Tamed nature – whether porous-stone ornaments, monolithic blocks of perfect structural neutrality, wind-swept ailanthus trees, a birch tree signifying the petite bourgeoisie, or a granite mountain topped by an extraterrestrial helix – corresponds to the sterile world of a perception oriented towards objectivity. In the dual structures of plant-enriched interstices, Specker strips bare general expressions with great precision.

She causes model codes to mutate in an experimental, narrative way. She challenges the order obtained through alienation. The lighting is sometimes radically absurd. Then there are the powerfully assertive colours: trees describe an expansive surface of shimmering and saturated colours, absorbing the background with a schizophrenic, unreal depth that dazzles the eye. The tree-trunk elements are isolated, as if laid bare by a scalpel. The final outcome of the foundation-less material is sterility, a sort of punishment. Heidi Specker follows it, moving towards the essence of life.

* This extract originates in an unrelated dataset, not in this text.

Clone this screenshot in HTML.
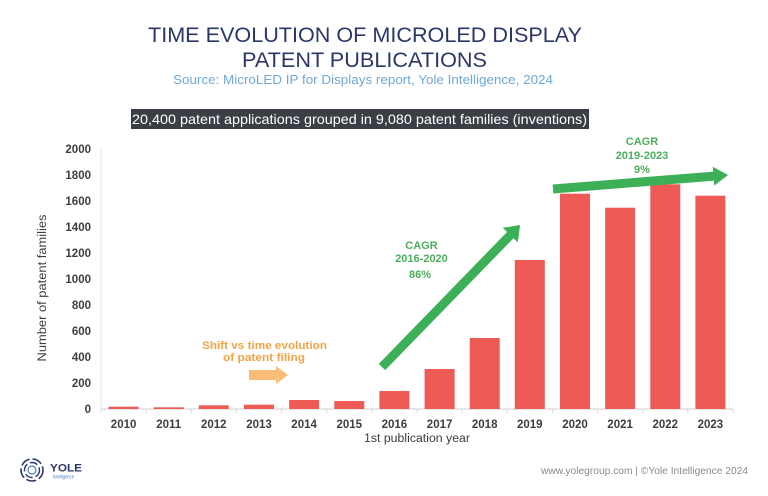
<!DOCTYPE html>
<html><head><meta charset="utf-8"><style>
html,body{margin:0;padding:0;background:#fff;}
svg{display:block;font-family:"Liberation Sans",sans-serif;}
</style></head><body>
<svg width="768" height="496" viewBox="0 0 768 496" xmlns="http://www.w3.org/2000/svg">
<rect width="768" height="496" fill="#fff"/>
<!-- Title -->
<text x="365" y="42" text-anchor="middle" font-size="21" fill="#2b3768" textLength="434" lengthAdjust="spacingAndGlyphs">TIME EVOLUTION OF MICROLED DISPLAY</text>
<text x="364.5" y="67" text-anchor="middle" font-size="21" fill="#2b3768" textLength="245" lengthAdjust="spacingAndGlyphs">PATENT PUBLICATIONS</text>
<text x="363" y="84" text-anchor="middle" font-size="12.5" fill="#6fa8d8" textLength="380" lengthAdjust="spacingAndGlyphs">Source: MicroLED IP for Displays report, Yole Intelligence, 2024</text>
<!-- Banner -->
<rect x="131" y="109" width="458" height="20" fill="#3b3f45"/>
<text x="359.5" y="124" text-anchor="middle" font-size="14" fill="#fff" textLength="455" lengthAdjust="spacingAndGlyphs">20,400 patent applications grouped in 9,080 patent families (inventions)</text>
<!-- Axes -->
<line x1="101" y1="149" x2="101" y2="409" stroke="#e4e4e4" stroke-width="1"/>
<line x1="101" y1="409" x2="733" y2="409" stroke="#d8d8d8" stroke-width="1.2"/>
<g stroke="#d8d8d8" stroke-width="1">
<line x1="101" y1="409" x2="101" y2="413"/><line x1="146.1" y1="409" x2="146.1" y2="413"/><line x1="191.3" y1="409" x2="191.3" y2="413"/><line x1="236.4" y1="409" x2="236.4" y2="413"/><line x1="281.6" y1="409" x2="281.6" y2="413"/><line x1="326.7" y1="409" x2="326.7" y2="413"/><line x1="371.8" y1="409" x2="371.8" y2="413"/><line x1="417" y1="409" x2="417" y2="413"/><line x1="462.1" y1="409" x2="462.1" y2="413"/><line x1="507.3" y1="409" x2="507.3" y2="413"/><line x1="552.4" y1="409" x2="552.4" y2="413"/><line x1="597.5" y1="409" x2="597.5" y2="413"/><line x1="642.7" y1="409" x2="642.7" y2="413"/><line x1="687.8" y1="409" x2="687.8" y2="413"/><line x1="733" y1="409" x2="733" y2="413"/>
</g>
<!-- Y tick labels -->
<g font-size="11.5" font-weight="bold" fill="#3e3e3e" text-anchor="end">
<text x="91" y="153">2000</text><text x="91" y="179">1800</text><text x="91" y="205">1600</text><text x="91" y="231">1400</text><text x="91" y="257">1200</text><text x="91" y="283">1000</text><text x="91" y="309">800</text><text x="91" y="335">600</text><text x="91" y="361">400</text><text x="91" y="387">200</text><text x="91" y="413">0</text>
</g>
<text transform="translate(46,288) rotate(-90)" text-anchor="middle" font-size="11.5" fill="#3e3e3e" textLength="147" lengthAdjust="spacingAndGlyphs">Number of patent families</text>
<!-- Bars -->
<g fill="#ee5a56">
<rect x="108.6" y="406.7" width="30" height="2.3"/>
<rect x="153.7" y="407.3" width="30" height="1.7"/>
<rect x="198.8" y="405.3" width="30" height="3.7"/>
<rect x="244" y="404.7" width="30" height="4.3"/>
<rect x="289.1" y="400" width="30" height="9"/>
<rect x="334.3" y="401" width="30" height="8"/>
<rect x="379.4" y="391" width="30" height="18"/>
<rect x="424.6" y="369" width="30" height="40"/>
<rect x="469.7" y="338" width="30" height="71"/>
<rect x="514.8" y="260" width="30" height="149"/>
<rect x="560" y="193.7" width="30" height="215.3"/>
<rect x="605.1" y="207.7" width="30" height="201.3"/>
<rect x="650.3" y="184.3" width="30" height="224.7"/>
<rect x="695.4" y="195.7" width="30" height="213.3"/>
</g>
<!-- X labels -->
<g font-size="11.5" font-weight="bold" fill="#3e3e3e" text-anchor="middle">
<text x="123.6" y="428">2010</text><text x="168.7" y="428">2011</text><text x="213.8" y="428">2012</text><text x="259" y="428">2013</text><text x="304.1" y="428">2014</text><text x="349.3" y="428">2015</text><text x="394.4" y="428">2016</text><text x="439.6" y="428">2017</text><text x="484.7" y="428">2018</text><text x="529.8" y="428">2019</text><text x="575" y="428">2020</text><text x="620.1" y="428">2021</text><text x="665.3" y="428">2022</text><text x="710.4" y="428">2023</text>
</g>
<text x="417" y="442" text-anchor="middle" font-size="11.5" fill="#3e3e3e" textLength="106" lengthAdjust="spacingAndGlyphs">1st publication year</text>
<!-- Orange annotation -->
<g font-size="11" font-weight="bold" fill="#f2a444" text-anchor="middle">
<text x="264.5" y="349" textLength="125" lengthAdjust="spacingAndGlyphs">Shift vs time evolution</text>
<text x="264" y="361" textLength="82" lengthAdjust="spacingAndGlyphs">of patent filing</text>
</g>
<polygon points="249,370 276,370 276,366 288,375 276,384 276,380 249,380" fill="#f9bd7a"/>
<!-- Green arrows -->
<g transform="translate(382,367) rotate(-45.8)" fill="#3daf57">
<rect x="0" y="-4.5" width="185" height="9"/>
<polygon points="184,-10.5 198,0 184,10.5"/>
</g>
<g transform="translate(553,189) rotate(-4.57)" fill="#3daf57">
<rect x="0" y="-4.5" width="162" height="9"/>
<polygon points="161,-9.5 175.6,0 161,9.5"/>
</g>
<g font-size="11" font-weight="bold" fill="#4cae5c" text-anchor="middle">
<text x="421.5" y="249">CAGR</text>
<text x="421.5" y="262">2016-2020</text>
<text x="420" y="278">86%</text>
<text x="642" y="145">CAGR</text>
<text x="642" y="159">2019-2023</text>
<text x="642" y="173">9%</text>
</g>
<!-- Footer logo -->
<g fill="none" stroke="#2b3768">
<circle cx="32" cy="470" r="11" stroke-width="1.6" stroke-dasharray="10 3"/>
<circle cx="32" cy="470" r="7.5" stroke-width="1.4" stroke-dasharray="8 3"/>
<circle cx="32" cy="470" r="4" stroke-width="1.2" stroke="#4a7fc0"/>
</g>
<text x="50" y="471.5" font-size="11" font-weight="bold" fill="#2b3768" textLength="32" lengthAdjust="spacingAndGlyphs">YOLE</text>
<text x="53" y="478.5" font-size="5" fill="#4a7fc0" textLength="21" lengthAdjust="spacingAndGlyphs">Intelligence</text>
<text x="748" y="474" text-anchor="end" font-size="10" fill="#8a8a8a" textLength="207" lengthAdjust="spacingAndGlyphs">www.yolegroup.com | ©Yole Intelligence 2024</text>
</svg>
</body></html>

These are motifs which confer support poetically and inspirationally: bark corresponding with concrete. Although their relationship is like that of water and oil, ontological logics appear, which Specker reinforces with blank backgrounds. She observes in a particular, detailed way – in a rear-view mirror, so to speak – in order to tame the rebel. Specker celebrates a contemplation of the Urban.


Matthias Groll


Exhibition organised in collaboration with Barbara Thumm Gallery, Berlin.

Heidi Specker

Born in 1962 in Damme, Germany. Lives and works in Berlin.


After studying in Bielefeld and Leipzig with Prof. Joachim Brohm, she began showing her work in 1989 and since then has exhibited internationally. Her series Im Garten has been shown at Sprengel Museum Hannover, accompanied by a publication that received the book award Deutscher Fotobuchpreis in 2005. Heidi Specker gained numerous awards for her work, like the European Photography Award and the working grant from Kunstfonds Bonn. Her work has among others been shown at The National Museum of Modern Art, Tokyo; Palais des Beaux Arts, Brussels; Haus der Fotografie, Moscow, Russia; Haus der Kunst, München; Fridericianum, Kassel, Germany; Museum Folkwang, Essen, Germany; Deichtorhallen Hamburg; Hamburger Bahnhof, Museum für Gegenwart, Berlin.